SAM build, package, and deploy
cd aws-emr-basketball-tool/
NotificationBucket='basketball-tool-bucket-20190821'
sam build
sam package \
--template-file .aws-sam/build/template.yaml \
--output-template-file packaged.yaml \
--s3-bucket baseket-ball-cfn-$Date
sam deploy \
--template-file packaged.yaml \
--stack-name BasketBallTool \
--capabilities CAPABILITY_IAM \
--region ap-northeast-2 \
--parameter-overrides NotificationBucket=$NotificationBucket
You need to update a zip file for the function of BasketBallTool-Shoot
See and copy the function name of your BasketBallTool-Shoot https://ap-northeast-2.console.aws.amazon.com/lambda/home?region=ap-northeast-2#/functions
cd src/
./update-shoot-func.sh BasketBallTool-Shoot-1BLAHBLAH
Uploading request.txt will trigger first Lambda Function BasketBall-Shoot.

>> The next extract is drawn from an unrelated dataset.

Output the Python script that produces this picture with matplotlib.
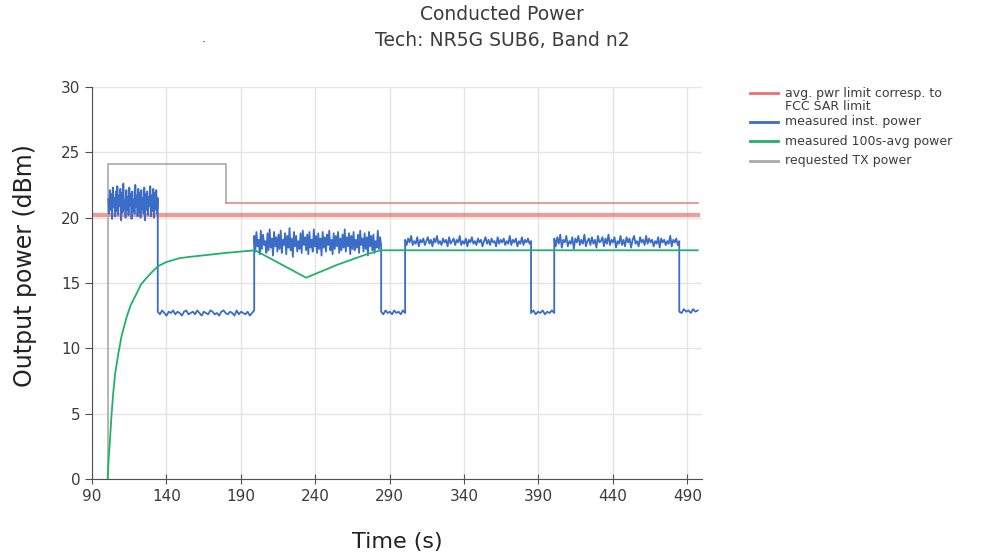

When you upload request.txt to s3://$NotificationBucket/request/, S3 POST Event is calling, which is a trigger of BasketBall-Shoot.
Other Lambda Function such as OutputChecker, Scorer, and Comparison will start by their own trigger automatically.
aws s3 cp ./request.txt s3://$NotificationBucket/request/request.txt
If you write different versions of emr-cli-1 and emr-cli-2, it will be an upgrading comparison.
See example below.
#subscriber-email
[email protected]
#emr-cli-1
aws emr create-cluster \
--applications Name=Spark Name=Hadoop Name=Hive \
--release-label emr-5.0.0 \
...
#emr-cli-2
aws emr create-cluster \
--applications Name=Spark Name=Hadoop Name=Hive \
--release-label emr-5.24.1 \
...
#table1
CREATE EXTERNAL TABLE IF NOT EXISTS table1 (
label STRING,
prediction STRING
)
...
#table2
CREATE EXTERNAL TABLE IF NOT EXISTS table2 (
label STRING,
prediction STRING
)
...
#comparing-table
CREATE TABLE IF NOT EXISTS result AS
SELECT A.label, A.prediction as predictionA, B.prediction as predictionB
FROM table1 A
JOIN table2 B
ON (A.label = B.label);
#result
SELECT
count(*) as total_count,
(SELECT count(*) FROM comp.result WHERE predictionA != predictionB) as diff_count,
(SELECT count(*) FROM comp.result WHERE predictionA != predictionB)/CAST(count(*) as double) as ratio
FROM result;
If you write different instance types of emr-cli-1 and emr-cli-2, it will be Right Sizing.
See example below.
#subscriber-email
[email protected]
#emr-cli-1
aws emr create-cluster \
--applications Name=Spark Name=Hadoop Name=Hive \
--instance-groups '[
{
"InstanceCount":1,
"InstanceGroupType":"MASTER",
"InstanceType":"r3.xlarge",
"Name":"Master"
},
{
"InstanceCount":3,
"InstanceGroupType":"CORE",
"InstanceType":"m4.large",
"Name":"Core"
}
]'
...
#emr-cli-2
aws emr create-cluster \
--applications Name=Spark Name=Hadoop Name=Hive \
--instance-groups '[
{
"InstanceCount":1,
"InstanceGroupType":"MASTER",
"InstanceType":"r3.xlarge",
"Name":"Master"
},
{
"InstanceCount":3,
"InstanceGroupType":"CORE",
"InstanceType":"r4.large",
"Name":"Core"
}
]'
...
#table1
...
After uploading request.txt, and then after finishing comparison job, you will receive an email below.
In the second table, total_count is the total number of rows of the compared table, diff_count is the number of rows with different values, and ratio is diff_count/total_count.
If you want to delete CloudFormation Stack, you need to delete the NotificationBucket which used as working directory.
NotificationBucket='basketball-tool-bucket-20190821'
And delete the stack through AWS CLI.
aws s3 rb $NotificationBucket
aws cloudformation delete-stack --stack-name BasketBallTool
- To improve its easy and intuitive use, we will provide a static web site which request.txt can be generated as web UI.
- We are now manually updating the Zip File for the function BasketBall-Shoot. we will improve to automatically integrate and refer to SAM.
This sample code is made available under the MIT-0 license. See the LICENSE file.